For those Christian women and men who are not married, make sure you choose a mate who is not only saved but who shares a similar Christian walk. For example, if you are at a point in your Christian walk where having a personal relationship with Jesus is important and your boyfriend or girlfriend says he or she is saved but continue to drink, go out and party etc….; this is a red flag and will eventually cause conflict in the relationship. You will either find yourself compromising your Christian walk –to be with him or her—or you will try to force him or her to change—consciously or unconsciously. Remember I am only talking to those individuals who are not married yet. Do not compromise in this area, it will only lead to heartache. God has a plan for each us and wants the best for us in our marriage. Take head to his word.
I know exactly what you mean by spiritually mismatched.My husband thinks my Bible studies I go to and the church that I go to is just some kind of social club and he has no desire to be social.I just don't know how to get the point across to him and am starting to feel that he resents the time that I spend with my church friends and going to church things.What would you do?

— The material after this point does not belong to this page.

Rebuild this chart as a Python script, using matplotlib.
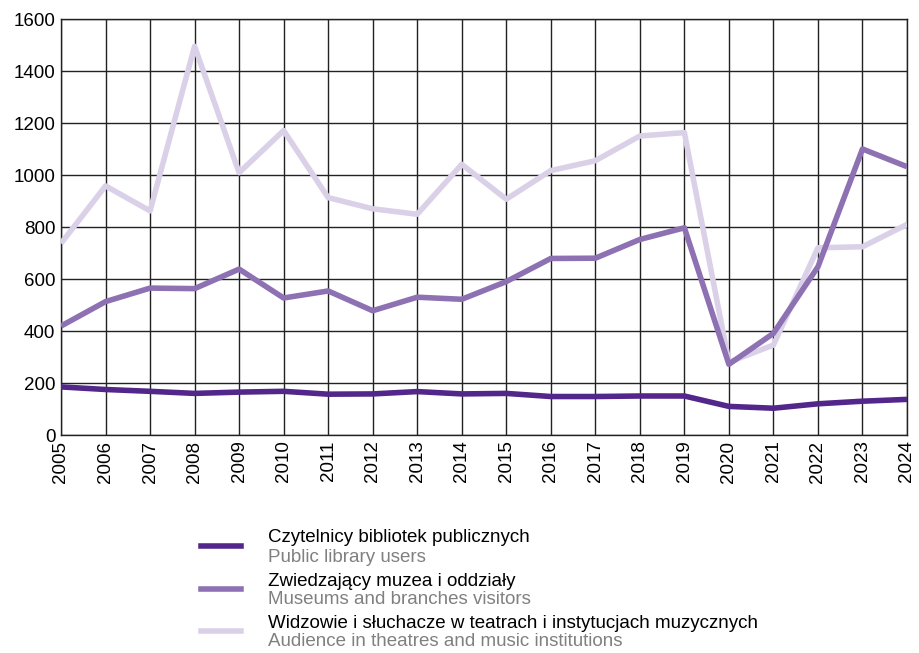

I think it's rather selfish, personally. God has nothing to do with my relationship with my fiancé. He is an Atheist and I am a Catholic, and I am absolutely alright with that. The embrace of Gods walk should not be forced unto anyone yes it is true, so instead of worrying what kind of Christian or whatever your significant other is, you need to worry about the kind of bond you have with him. If he feels he doesn't need that bond, than he doesn't. It's not up to you.
Just because a person is at a certain spiritual level does not mean he'll advance forward. What really counts is a person's desire to live the most upstanding Christian life he can live, and having a humble spirit that is receptive and is open to correction.
Instead of focusing on a person's "level", if we focus on finding a person with such spirit, we can be glad and confident that it'll come to fruition.